Una tercera oleada de A4 Skyhawk lanzada por la tarde hundió una lancha del HMS Fearless con una carga de vehículos a bordo. Otro destructor británico, se sumó a la lista de naves averiadas y por la noche la Task Force decidió retirar sus buques de la zona.
Luego vino el regreso y los Harrier que recamaron su cuota de derribos entre los aviones que regresaban, ahora desarmados y casi sin combustible. Cimatti logró volver a la base junto a otros compañeros. A la hora de tomar lista, faltaban los aviadores José Arrarás, Danilo Bolzán y Alfredo Jorge Vázquez muertos en el combate.

Al final del día la flota británica había sufrido un golpe inmenso. Aunque sus Harrier habían logrado derribar tres aviones argentinos, las pérdidas que había recibido la Task Force eran desproporcionadas. Al menos 56 soldados británicos habían muerto en los buques y las playas. Otros doscientos habían sido heridos, algunos de ellos de extrema gravedad. En la bahía, ardían dos buques de desembarco y otro se había ido a pique.

Recuerdos de la guerra
Después de la guerra se dijo que los británicos habían escondido un desastre aun mayor y que sus pérdidas habían sido más cuantiosas durante el ataque de Bahía Agradable. Quienes creen eso, consideran que Gran Bretaña no quiso admitir su error al planificar el desembarco del 8 de junio, el más grave traspié bélico de todos los que tuvo desde 1945 en adelante.


Sea cual sea la verdad, aquel día los británicos perdieron más hombres que en cualquiera de las otras batallas de la guerra de Malvinas.
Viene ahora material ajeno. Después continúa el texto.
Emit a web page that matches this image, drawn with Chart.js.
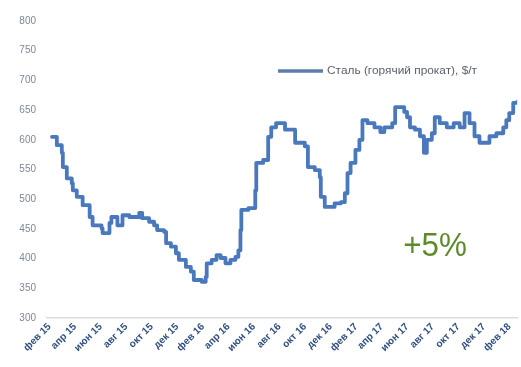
<!DOCTYPE html>
<html lang="ru">
<head>
    <meta charset="UTF-8">
    <script src="https://cdn.jsdelivr.net/npm/chart.js"></script>
    <title>Сталь</title>
    <style>
        body { margin: 0; background: #fff; }
        #grafico { display: block; }
    </style>
</head>
<body>
    <canvas id="grafico" width="521" height="367"></canvas>
<script>
    // подписи оси X (каждые 2 месяца)
    const rotulos = ['фев 15', 'апр 15', 'июн 15', 'авг 15', 'окт 15', 'дек 15',
        'фев 16', 'апр 16', 'июн 16', 'авг 16', 'окт 16', 'дек 16',
        'фев 17', 'апр 17', 'июн 17', 'авг 17', 'окт 17', 'дек 17', 'фев 18'];

    // месяцев от фев 15
    const meses = [0.19, 0.57, 0.96, 1.04, 1.35, 1.74, 1.82, 2.13, 2.59, 3.14, 3.37, 4.07, 4.15,
        4.69, 4.84, 5.31, 5.71, 6.24, 6.79, 7.02, 7.25, 7.79, 8.18, 8.42, 8.96, 9.12, 9.50,
        9.89, 10.12, 10.67, 11.06, 11.29, 11.91, 12.22, 12.30, 12.69, 13.07, 13.39, 13.77,
        14.16, 14.55, 14.78, 14.94, 15.01, 15.56, 16.10, 16.18, 16.72, 17.11, 17.35, 17.73,
        18.12, 18.43, 18.90, 19.22, 19.68, 19.98, 20.22, 20.76, 21.15, 21.23, 21.54, 22.31,
        22.80, 23.11, 23.32, 23.56, 23.94, 24.25, 24.49, 24.88, 25.43, 25.89, 26.20, 26.82,
        27.05, 27.59, 27.76, 27.98, 28.21, 28.60, 28.99, 29.30, 29.53, 29.92, 30.15, 30.54,
        31.09, 31.63, 32.10, 32.48, 32.87, 33.26, 33.65, 33.96, 34.43, 34.97, 35.51, 35.75,
        35.98, 36.29, 36.60];

    // цена, $/т
    const precos = [605, 591, 578, 554, 535, 527, 515, 504, 490, 470, 456, 451, 443,
        460, 470, 456, 473, 470, 470, 477, 468, 462, 456, 448, 445, 426, 420,
        409, 398, 386, 378, 364, 361, 369, 392, 398, 406, 401, 392,
        398, 403, 414, 448, 482, 485, 515, 561, 566, 605, 621, 628,
        628, 617, 617, 595, 595, 589, 554, 549, 537, 504, 487, 493,
        495, 510, 544, 561, 583, 600, 633, 628, 621, 613, 621, 628,
        655, 655, 647, 638, 621, 617, 606, 578, 600, 611, 638, 628,
        621, 628, 621, 645, 628, 606, 595, 595, 606, 611, 621, 633,
        645, 662, 664];

    const variacao = '+5%';

    const pontos = meses.map((m, i) => ({ x: m, y: precos[i] }));

    // legenda e texto de variação desenhados à mão
    const extras = {
        id: 'extras',
        afterDraw(chart) {
            const c = chart.ctx;
            const a = chart.chartArea;
            const ds = chart.data.datasets[0];
            c.save();
            c.strokeStyle = '#5b7dab';
            c.lineWidth = 3.5;
            c.beginPath();
            c.moveTo(a.left + 231, a.top + 50);
            c.lineTo(a.left + 276, a.top + 50);
            c.stroke();

            // texto da legenda um pouco comprimido
            c.fillStyle = '#5a5f6b';
            c.font = '10px "Liberation Sans", Arial, sans-serif';
            c.textBaseline = 'middle';
            const larg = c.measureText(ds.label).width;
            c.translate(a.left + 280, a.top + 50);
            c.scale(150 / larg, 1);
            c.fillText(ds.label, 0, 0);
            c.restore();

            c.save();
            c.fillStyle = '#5e8a2c';
            c.font = '33px "Liberation Sans", Arial, sans-serif';
            c.textAlign = 'center';
            c.textBaseline = 'alphabetic';
            c.translate(a.left + 388, a.top + 235);
            c.scale(0.95, 1);
            c.fillText(variacao, 0, 0);
            c.restore();
        }
    };

    const ctx = document.getElementById('grafico');

    const grafico = new Chart(ctx, {
        type: 'line',
        data: {
            datasets: [{
                label: 'Сталь (горячий прокат), $/т',
                data: pontos,
                borderColor: '#4a78bd',
                borderWidth: 3.8,
                pointRadius: 0,
                stepped: true,
                borderJoinStyle: 'round',
                borderCapStyle: 'round'
            }]
        },
        options: {
            responsive: false,
            animation: false,
            layout: { padding: { top: 21, right: 0, left: 0, bottom: 0 } },
            plugins: {
                legend: { display: false },
                tooltip: { enabled: false }
            },
            scales: {
                x: {
                    type: 'linear',
                    min: -0.2,
                    max: 36.6,
                    grid: { display: false, drawTicks: false },
                    border: { display: true, color: '#dcdcdc', width: 1.5 },
                    afterBuildTicks: (s) => { s.ticks = rotulos.map((_, i) => ({ value: i * 2 })); },
                    afterFit: (s) => { s.height = 49; },
                    ticks: {
                        autoSkip: false,
                        minRotation: 45,
                        maxRotation: 45,
                        padding: 3,
                        color: '#2f4f80',
                        font: { family: '"Liberation Sans", Arial, sans-serif', size: 10, weight: 'bold' },
                        callback: (v) => rotulos[Math.round(v / 2)]
                    }
                },
                y: {
                    min: 300,
                    max: 800,
                    grid: { display: false, drawTicks: false },
                    border: { display: false },
                    afterFit: (s) => { s.width = 47; },
                    ticks: {
                        stepSize: 50,
                        padding: 11,
                        color: '#7d879a',
                        font: { family: '"Liberation Sans", Arial, sans-serif', size: 10 }
                    }
                }
            }
        },
        plugins: [extras]
    });
</script>
</body>
</html>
Y aunque no pudo cambiar el curso de la contienda y Puerto Argentino cayó unos días más tarde, los aviadores de la Fuerza Aérea Argentina demostraron que estaban lejos de haberse dado por vencidos.

“Era por esos compañeros que ya no estaban en la mesa a la hora de la comida en la base. Era por esas literas vacías en las barrancas” dice Rinke para explicar que los llevó ese día a lanzarse contra una de las potencias del momento que ya se proclamaba vencedora.
En Bahía Agradable todavía es posible encontrar los rastros de la batalla del 8 de junio. En las playas aún quedan chapas torcidas y algún tiento que resistió el paso del tiempo. El HMS Sir Tristam fue reparado. Su compañero, el Sir Galahad, fue remolcado hacia el mar abierto y hundido; no podía quedar en el campo de batalla como testimonio de lo que en Londres fue bautizado como “el día más negro de la flota”.

En los aviadores argentinos, la memoria de ese día es permanente. “Lo que pasa en la guerra te acompaña el resto de tus días. No pensás tanto en lo que provocaron tus bombas, te acordás de esos camaradas que nunca pudieron volver” dice Cimatti, que ahora disfruta de su retiro en la provincia de Córdoba. Para Rinke “De algún modo hicimos una gran familia con los allegados de los que cayeron. Cada familiar de un caído sabe que cuenta con nosotros y eso es algo que sucedió a partir de Malvinas”, y revela que además los hijos de los caídos fueron apadrinados por sus camaradas y sus familias recibidas como propias por los que pudieron volver.


“Yo no me junté nunca con militares ingleses. No lo necesito. Hay una pica entre nosotros como sucede entre profesionales, es difícil de explicar, pero sucede. Hay respeto mutuo, pero al menos yo no necesito hacer lo que otros hicieron al juntarse con quienes fueron circunstancialmente nuestros enemigos” explica Rinke cuando habla de la posguerra. Y Cimatti piensa de manera similar “Nunca los busqué, no tuve la oportunidad. Llevo conmigo a mis camaradas caídos. A veces salgo a andar en mi moto y llevo una bandera por cada uno de ellos. Con eso me es suficiente”.

A 37 años de la batalla de Bahía Agradable, los aviadores ya retirados recuerdan cada instante de sus misiones con una vividez asombrosa. Ese 8 de junio fue el último gran ataque de la guerra. Probablemente sabían que no iban a cambiar el resultado del conflicto, que ya se encaminaba a un resultado inapelable. Como un boxeador que todos creen al borde del nockout, les dieron a sus adversarios una dura lección al dar un último golpe antes del final. El 8 de junio demostraron que todavía eran capaces de causar estragos con aviones que para ese entonces eran veteranos. Fue un modo de darle un cierre digno a los combates de Malvinas, en donde los aviadores consideran que nunca fueron derrotados.